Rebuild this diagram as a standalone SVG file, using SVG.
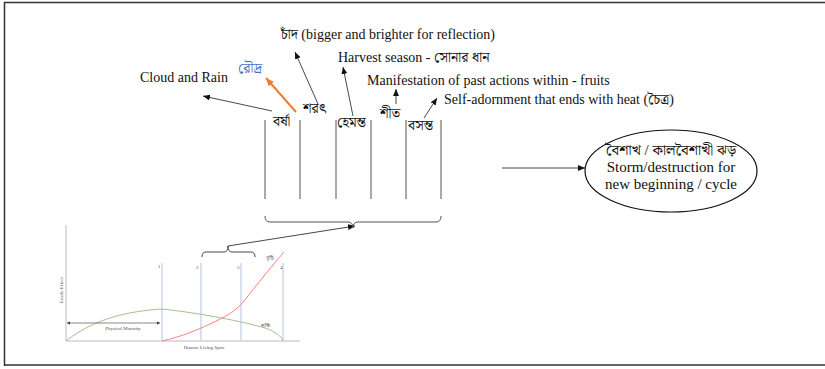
<svg xmlns="http://www.w3.org/2000/svg" width="825" height="369" viewBox="0 0 825 369">
<style>
.t{font-family:"Liberation Serif","Noto Serif Bengali","Noto Sans Bengali","Lohit Bengali",serif;font-size:14px;fill:#111}
.e{font-size:15px}
.bn{font-family:"Noto Serif Bengali","Noto Sans Bengali","Lohit Bengali","Liberation Serif",serif;font-size:14px;fill:#111}
.ln{stroke:#333;stroke-width:0.9;fill:none}
.col{stroke:#555;stroke-width:1;fill:none}
.ax{stroke:#aaa;stroke-width:0.8;fill:none}
.bl{stroke:#cdd6ee;stroke-width:1.5;fill:none}
.sm{font-family:"Liberation Serif",serif;font-size:5px;fill:#555}
.smb{font-family:"Noto Sans Bengali","Liberation Serif",serif;font-size:5px;fill:#555}
</style>
<defs>
<marker id="ah" markerUnits="userSpaceOnUse" markerWidth="8" markerHeight="8" refX="7" refY="4" orient="auto"><path d="M0,1 L7,4 L0,7 Z" fill="#111"/></marker>
<marker id="aho" markerUnits="userSpaceOnUse" markerWidth="9" markerHeight="9" refX="8" refY="4.5" orient="auto"><path d="M0,1 L8,4.5 L0,8 Z" fill="#ed7d31"/></marker>
<marker id="ahs" markerUnits="userSpaceOnUse" markerWidth="4" markerHeight="4" refX="3" refY="2" orient="auto-start-reverse"><path d="M0,0.5 L3,2 L0,3.5 Z" fill="#333"/></marker>
</defs>
<rect width="825" height="369" fill="#fff"/>
<path d="M4.5,366 L4.5,2.5 L825,2.5 M4,365 L825,365" stroke="#333" stroke-width="1.5" fill="none"/>

<g id="connectors">
<line class="ln" x1="272" y1="111" x2="203" y2="96" marker-end="url(#ah)"/>
<line x1="296" y1="112" x2="266" y2="78" stroke="#ed7d31" stroke-width="2" marker-end="url(#aho)"/>
<line class="ln" x1="318" y1="104" x2="295" y2="52" marker-end="url(#ah)"/>
<line class="ln" x1="353" y1="116" x2="343" y2="67" marker-end="url(#ah)"/>
<line class="ln" x1="396" y1="104" x2="396" y2="89" marker-end="url(#ah)"/>
<line class="ln" x1="424" y1="118" x2="437" y2="98" marker-end="url(#ah)"/>
<line class="ln" x1="228" y1="246" x2="355" y2="226" marker-end="url(#ah)"/>
<line class="ln" x1="502" y1="168" x2="585" y2="168" marker-end="url(#ah)"/>
</g>

<g id="labels">
<text class="t" x="281" y="39">চাঁদ (bigger and brighter for reflection)</text>
<text class="t" x="338" y="62">Harvest season - সোনার ধান</text>
<text class="t" x="140" y="82">Cloud and Rain</text>
<text class="bn" x="238" y="73" style="fill:#4472c4">রৌদ্র</text>
<text class="t" x="367" y="85">Manifestation of past actions within - fruits</text>
<text class="t" x="444" y="104">Self-adornment that ends with heat (চৈত্র)</text>
</g>

<g id="seasons">
<g id="col-lines">
<line class="col" x1="265" y1="120" x2="265" y2="199"/>
<line class="col" x1="300" y1="120" x2="300" y2="199"/>
<line class="col" x1="336" y1="120" x2="336" y2="199"/>
<line class="col" x1="371" y1="120" x2="371" y2="199"/>
<line class="col" x1="406" y1="120" x2="406" y2="199"/>
<line class="col" x1="441" y1="120" x2="441" y2="199"/>
</g>
<g id="barsha"><text class="bn" x="273" y="126">বর্ষা</text></g>
<g id="sharat"><text class="bn" x="303" y="113">শরৎ</text></g>
<g id="hemanta"><text class="bn" x="337" y="127">হেমন্ত</text></g>
<g id="sheet"><text class="bn" x="380" y="118">শীত</text></g>
<g id="basanta"><text class="bn" x="408" y="130">বসন্ত</text></g>
<g id="big-bracket"><path class="col" d="M265,216 Q265,222 270,222 L348,222 Q353,222 353,228 Q353,222 358,222 L436,222 Q441,222 441,216"/></g>
</g>

<g id="ellipse-node">
<ellipse cx="671" cy="171" rx="86" ry="41" fill="#fff" stroke="#111" stroke-width="1.2"/>
<text class="t e" x="671" y="155" text-anchor="middle">বৈশাখ / কালবৈশাখী ঝড়</text>
<text class="t e" x="671" y="172" text-anchor="middle">Storm/destruction for</text>
<text class="t e" x="671" y="189" text-anchor="middle">new beginning / cycle</text>
</g>

<g id="chart">
<path class="ax" d="M66,225 L66,341 L300,341"/>
<line class="bl" x1="162" y1="263" x2="162" y2="341"/>
<line class="bl" x1="201" y1="263" x2="201" y2="341"/>
<line class="bl" x1="241" y1="263" x2="241" y2="341"/>
<line class="bl" x1="283" y1="263" x2="283" y2="341"/>
<text class="sm" x="158" y="268">1</text>
<text class="sm" x="196" y="269">2</text>
<text class="sm" x="237" y="269">3</text>
<text class="sm" x="280" y="269">4</text>
<path d="M66,341 C95,318 130,311 162,309 C200,313 245,322 265,328 C276,332 281,336 283,341" stroke="#a3c18f" stroke-width="1" fill="none"/>
<path d="M162,341 C180,337 195,331 210,324 C225,317 235,312 244,301 C258,283 272,266 284,252" stroke="#ff7f7f" stroke-width="1" fill="none"/>
<line x1="67" y1="323" x2="160" y2="323" stroke="#555" stroke-width="0.7" marker-start="url(#ahs)" marker-end="url(#ahs)"/>
<text class="sm" x="123" y="330" text-anchor="middle">Physical Maturity</text>
<text class="sm" x="204" y="349" text-anchor="middle">Human Living Span</text>
<text class="sm" transform="translate(63,290) rotate(-90)" text-anchor="middle">Easily Effect</text>
<text class="smb" x="266" y="259">বুদ্ধি</text>
<text class="smb" x="261" y="327">শক্তি</text>
<g id="small-bracket"><path class="ln" d="M202,257 Q202,252 206,252 L224,252 Q228,252 228,246 Q228,252 232,252 L251,252 Q255,252 255,257"/></g>
</g>
</svg>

* [What you should do] Omit every picture, then repeat the remaining data exactly as it appears above.

* [Expected output]
Rebuild this diagram as a standalone SVG file, using SVG.
<svg xmlns="http://www.w3.org/2000/svg" width="825" height="369" viewBox="0 0 825 369">
<style>
.t{font-family:"Liberation Serif","Noto Serif Bengali","Noto Sans Bengali","Lohit Bengali",serif;font-size:14px;fill:#111}
.e{font-size:15px}
.bn{font-family:"Noto Serif Bengali","Noto Sans Bengali","Lohit Bengali","Liberation Serif",serif;font-size:14px;fill:#111}
.ln{stroke:#333;stroke-width:0.9;fill:none}
.col{stroke:#555;stroke-width:1;fill:none}
.ax{stroke:#aaa;stroke-width:0.8;fill:none}
.bl{stroke:#cdd6ee;stroke-width:1.5;fill:none}
.sm{font-family:"Liberation Serif",serif;font-size:5px;fill:#555}
.smb{font-family:"Noto Sans Bengali","Liberation Serif",serif;font-size:5px;fill:#555}
</style>
<defs>
<marker id="ah" markerUnits="userSpaceOnUse" markerWidth="8" markerHeight="8" refX="7" refY="4" orient="auto"><path d="M0,1 L7,4 L0,7 Z" fill="#111"/></marker>
<marker id="aho" markerUnits="userSpaceOnUse" markerWidth="9" markerHeight="9" refX="8" refY="4.5" orient="auto"><path d="M0,1 L8,4.5 L0,8 Z" fill="#ed7d31"/></marker>
<marker id="ahs" markerUnits="userSpaceOnUse" markerWidth="4" markerHeight="4" refX="3" refY="2" orient="auto-start-reverse"><path d="M0,0.5 L3,2 L0,3.5 Z" fill="#333"/></marker>
</defs>
<rect width="825" height="369" fill="#fff"/>
<path d="M4.5,366 L4.5,2.5 L825,2.5 M4,365 L825,365" stroke="#333" stroke-width="1.5" fill="none"/>

<g id="connectors">
<line class="ln" x1="272" y1="111" x2="203" y2="96" marker-end="url(#ah)"/>
<line x1="296" y1="112" x2="266" y2="78" stroke="#ed7d31" stroke-width="2" marker-end="url(#aho)"/>
<line class="ln" x1="318" y1="104" x2="295" y2="52" marker-end="url(#ah)"/>
<line class="ln" x1="353" y1="116" x2="343" y2="67" marker-end="url(#ah)"/>
<line class="ln" x1="396" y1="104" x2="396" y2="89" marker-end="url(#ah)"/>
<line class="ln" x1="424" y1="118" x2="437" y2="98" marker-end="url(#ah)"/>
<line class="ln" x1="228" y1="246" x2="355" y2="226" marker-end="url(#ah)"/>
<line class="ln" x1="502" y1="168" x2="585" y2="168" marker-end="url(#ah)"/>
</g>

<g id="labels">
<text class="t" x="281" y="39">চাঁদ (bigger and brighter for reflection)</text>
<text class="t" x="338" y="62">Harvest season - সোনার ধান</text>
<text class="t" x="140" y="82">Cloud and Rain</text>
<text class="bn" x="238" y="73" style="fill:#4472c4">রৌদ্র</text>
<text class="t" x="367" y="85">Manifestation of past actions within - fruits</text>
<text class="t" x="444" y="104">Self-adornment that ends with heat (চৈত্র)</text>
</g>

<g id="seasons">
<g id="col-lines">
<line class="col" x1="265" y1="120" x2="265" y2="199"/>
<line class="col" x1="300" y1="120" x2="300" y2="199"/>
<line class="col" x1="336" y1="120" x2="336" y2="199"/>
<line class="col" x1="371" y1="120" x2="371" y2="199"/>
<line class="col" x1="406" y1="120" x2="406" y2="199"/>
<line class="col" x1="441" y1="120" x2="441" y2="199"/>
</g>
<g id="barsha"><text class="bn" x="273" y="126">বর্ষা</text></g>
<g id="sharat"><text class="bn" x="303" y="113">শরৎ</text></g>
<g id="hemanta"><text class="bn" x="337" y="127">হেমন্ত</text></g>
<g id="sheet"><text class="bn" x="380" y="118">শীত</text></g>
<g id="basanta"><text class="bn" x="408" y="130">বসন্ত</text></g>
<g id="big-bracket"><path class="col" d="M265,216 Q265,222 270,222 L348,222 Q353,222 353,228 Q353,222 358,222 L436,222 Q441,222 441,216"/></g>
</g>

<g id="ellipse-node">
<ellipse cx="671" cy="171" rx="86" ry="41" fill="#fff" stroke="#111" stroke-width="1.2"/>
<text class="t e" x="671" y="155" text-anchor="middle">বৈশাখ / কালবৈশাখী ঝড়</text>
<text class="t e" x="671" y="172" text-anchor="middle">Storm/destruction for</text>
<text class="t e" x="671" y="189" text-anchor="middle">new beginning / cycle</text>
</g>

<g id="chart">
<path class="ax" d="M66,225 L66,341 L300,341"/>
<line class="bl" x1="162" y1="263" x2="162" y2="341"/>
<line class="bl" x1="201" y1="263" x2="201" y2="341"/>
<line class="bl" x1="241" y1="263" x2="241" y2="341"/>
<line class="bl" x1="283" y1="263" x2="283" y2="341"/>
<text class="sm" x="158" y="268">1</text>
<text class="sm" x="196" y="269">2</text>
<text class="sm" x="237" y="269">3</text>
<text class="sm" x="280" y="269">4</text>
<path d="M66,341 C95,318 130,311 162,309 C200,313 245,322 265,328 C276,332 281,336 283,341" stroke="#a3c18f" stroke-width="1" fill="none"/>
<path d="M162,341 C180,337 195,331 210,324 C225,317 235,312 244,301 C258,283 272,266 284,252" stroke="#ff7f7f" stroke-width="1" fill="none"/>
<line x1="67" y1="323" x2="160" y2="323" stroke="#555" stroke-width="0.7" marker-start="url(#ahs)" marker-end="url(#ahs)"/>
<text class="sm" x="123" y="330" text-anchor="middle">Physical Maturity</text>
<text class="sm" x="204" y="349" text-anchor="middle">Human Living Span</text>
<text class="sm" transform="translate(63,290) rotate(-90)" text-anchor="middle">Easily Effect</text>
<text class="smb" x="266" y="259">বুদ্ধি</text>
<text class="smb" x="261" y="327">শক্তি</text>
<g id="small-bracket"><path class="ln" d="M202,257 Q202,252 206,252 L224,252 Q228,252 228,246 Q228,252 232,252 L251,252 Q255,252 255,257"/></g>
</g>
</svg>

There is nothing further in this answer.